The world was still small back then. The world population was a fraction of what it is now, and maybe more importantly – it was extremely fragmented. It was quite possible that by lucky genes, good upbringing, and a lot of personal effort, someone could become the best at something. Sometimes only two of the three were needed. Sometimes just lots of hard work. You could be the best carpenter in the local area, which was for practical purposes indistinguishable from being the best carpenter in the world. Or the best soldier. Or the best musician. And even if you weren’t the best, as long as you were good at what you did, you were needed.
That is no longer the case. The world is small, and the population is vast. With the exception of a tiny handful of people, no one is really needed. Regardless of what you do or who you are, there is someone within a few day’s travel that can replace you, and is probably willing to do so. We are all fungible. No one really matters.

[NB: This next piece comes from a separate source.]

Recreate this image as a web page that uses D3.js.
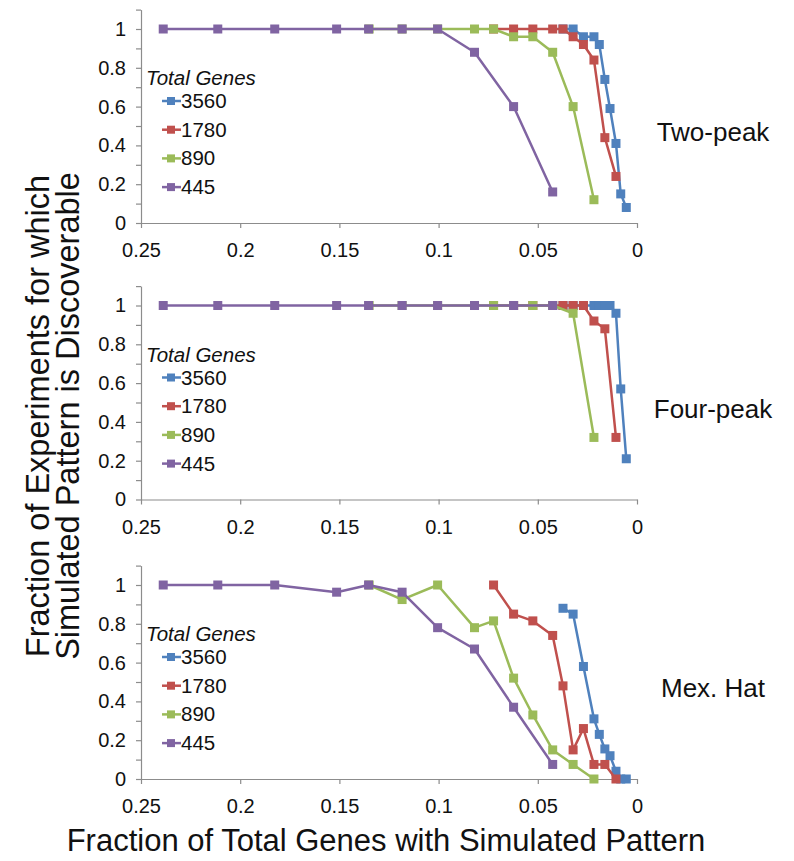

Yes, it’s nice to have the freedom to leave whenever I want, to do what I want. I wouldn’t want to be pressed into service for years aboard a sailing ship. It’s a relief to know that no one’s life will be ruined if I decide to quit, someone else will step in the pick up the slack. But it makes the things I do feel less meaningful. If Finding Purpose is life’s expansion pack, I’m still not very good at it.
I almost didn’t post this, since I try to keep upbeat about things and not dwell on gloomy crap. Happiness is a choice, after all. But it has been dwelling on my mind for well over a week, and I needed to get it out. It’s been blocking up other things.